Profitability indicators also deteriorated significantly. Return on Assets (ROA) fell to negative 4.81 per cent, while Return on Equity (ROE) plummeted to negative 243.90 per cent.
The Net Interest Margin turned negative at -0.49 per cent, reflecting rising funding costs and weak asset returns. Total loan loss provisions surged by Tk 1,30,741 crore in 2025, contributing to the sector’s massive net loss.
Despite these challenges, the banking sector’s overall liquidity remained broadly stable, with the Advance-Deposit Ratio declining to 77.72 per cent and the Liquidity Coverage Ratio improving to 186.12 per cent.
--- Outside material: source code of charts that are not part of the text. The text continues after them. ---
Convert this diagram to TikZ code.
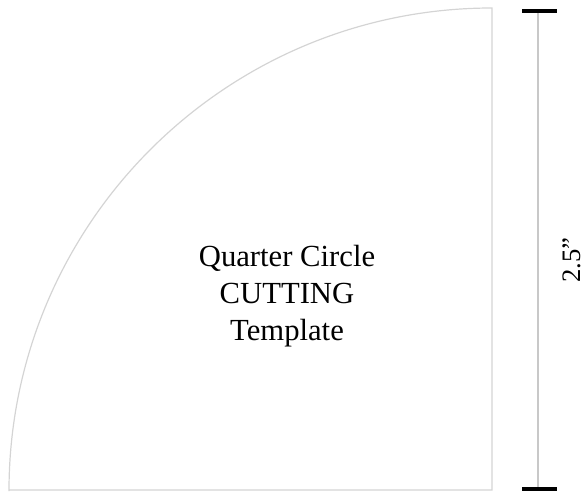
\documentclass[tikz,border=0pt]{standalone}
\usepackage{fontspec}
\setmainfont{Liberation Serif}
\usetikzlibrary{positioning}
\definecolor{edgegray}{RGB}{212,212,212}
\definecolor{dimgray}{RGB}{200,200,200}
\tikzset{edge/.style={draw=edgegray,line width=0.9pt},
        dimline/.style={draw=dimgray,line width=0.9pt},
        tick/.style={draw=black,line width=3pt},
        title/.style={align=center,font=\fontsize{23}{27.75}\selectfont,inner sep=0pt}}

\begin{document}
\begin{tikzpicture}[x=0.75pt,y=-0.75pt]
  \useasboundingbox (0,0) rectangle (587,493);
  \coordinate (corner) at (492,490);
  \coordinate (top) at (492,8);
  \coordinate (left) at (9,490);
  % template shape
  \draw[edge] (left) -- (corner) -- (top) arc[start angle=270,end angle=180,radius=483];
  % dimension
  \coordinate (dimtop) at (538,11);
  \coordinate (dimbot) at (538,489);
  \draw[dimline] (dimtop) -- (dimbot);
  \draw[tick] ([xshift=-12]dimtop) -- ([xshift=14]dimtop);
  \draw[tick] ([xshift=-12]dimbot) -- ([xshift=14]dimbot);
  \node[rotate=90,font=\fontsize{20}{22}\selectfont] (size) at (572,260) {2.5”};
  % label
  \node[title,anchor=base] (name) at (287,340) {Quarter Circle\\CUTTING\\Template};
\end{tikzpicture}
\end{document}
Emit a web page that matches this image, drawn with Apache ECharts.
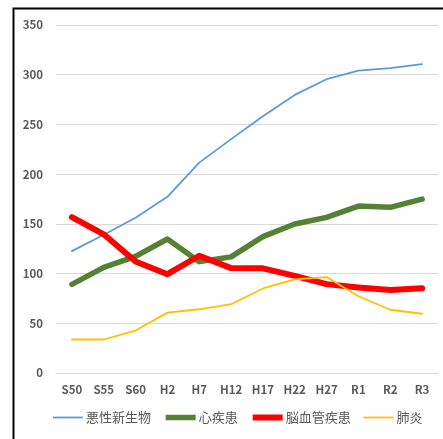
<!DOCTYPE html>
<html><head><meta charset="utf-8">
<script src="https://cdn.jsdelivr.net/npm/echarts@6/dist/echarts.min.js"></script>
<style>html,body{margin:0;padding:0;background:#fff}#c{width:443px;height:439px}</style>
</head><body><div id="c"></div>
<script>
const categories = ['S50','S55','S60','H2','H7','H12','H17','H22','H27','R1','R2','R3'];
const cancer = [122.6,139.1,156.1,177.2,211.6,235.2,258.3,279.7,295.5,304.2,306.6,310.7];
const heart = [89.2,106.2,117.3,134.8,112.0,116.8,137.2,149.8,156.5,167.9,166.6,174.9];
const stroke = [156.7,139.5,112.2,99.4,117.9,105.5,105.3,97.7,89.4,86.1,83.5,85.2];
const pneumonia = [33.7,33.7,42.7,60.7,64.1,69.2,85.0,94.1,96.5,77.2,63.6,59.6];
const names = ['悪性新生物','心疾患','脳血管疾患','肺炎'];
const yTicks = {min:0,max:350,interval:50};

const chart = echarts.init(document.getElementById('c'));
const font = '"Noto Sans CJK JP","Noto Sans",sans-serif';
function line(name, data, color, width){
  return {name, type:'line', data, showSymbol:false, symbol:'none', smooth:false,
    lineStyle:{color, width, cap:'round', join:'round'}, itemStyle:{color}, animation:false};
}
chart.setOption({
  animation:false,
  textStyle:{fontFamily:font},
  graphic:[{type:'rect', shape:{x:13.5,y:8.5,width:440,height:440}, style:{fill:null, stroke:'#000', lineWidth:2}, silent:true, z:100}],
  grid:{left:56,right:5,top:25,bottom:66,containLabel:false},
  xAxis:{type:'category', data:categories, boundaryGap:true,
    axisLine:{show:true,lineStyle:{color:'#d9d9d9'}}, axisTick:{show:false},
    axisLabel:{color:'#595959', fontSize:11.5, fontWeight:'bold', margin:11, fontFamily:font}},
  yAxis:{type:'value', min:yTicks.min, max:yTicks.max, interval:yTicks.interval,
    axisLine:{show:false}, axisTick:{show:false},
    splitLine:{lineStyle:{color:'#d9d9d9', width:1}},
    axisLabel:{color:'#595959', fontSize:11.5, fontWeight:'bold', margin:13, fontFamily:font}},
  legend:{bottom:10, left:47, itemWidth:30, itemHeight:8, itemGap:12,
    itemStyle:{opacity:0}, lineStyle:{width:'inherit', cap:'butt'},
    textStyle:{color:'#595959', fontSize:13, fontFamily:font, padding:[0,0,0,-2]},
    data:names},
  series:[
    line(names[0], cancer, '#5B9BD5', 1.8),
    line(names[1], heart, '#548235', 5.5),
    line(names[2], stroke, '#FF0000', 6),
    line(names[3], pneumonia, '#FFC000', 1.8)
  ]
});
</script></body></html>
However, 18 scheduled banks failed to withstand prescribed liquidity stress tests.
The government’s treasury bond issuance rose by 35.57 per cent to Tk 1.62 lakh crore, while Bangladesh Bank provided Tk 21.68 lakh crore in liquidity support to the financial system.
The finance company sector also saw asset quality deterioration, with its NPL ratio rising to 33.32 per cent and its capital adequacy ratio falling to negative 23.19 per cent. Conversely, the microfinance sector remained comparatively stable, maintaining an NPL ratio of 8.52 per cent.
Bangladesh Bank introduced several policy initiatives in 2025, including the Bank Resolution Ordinance (later enacted as the Bank Resolution Act 2026), a Prompt Corrective Action framework, and risk-based supervision to strengthen oversight and crisis management.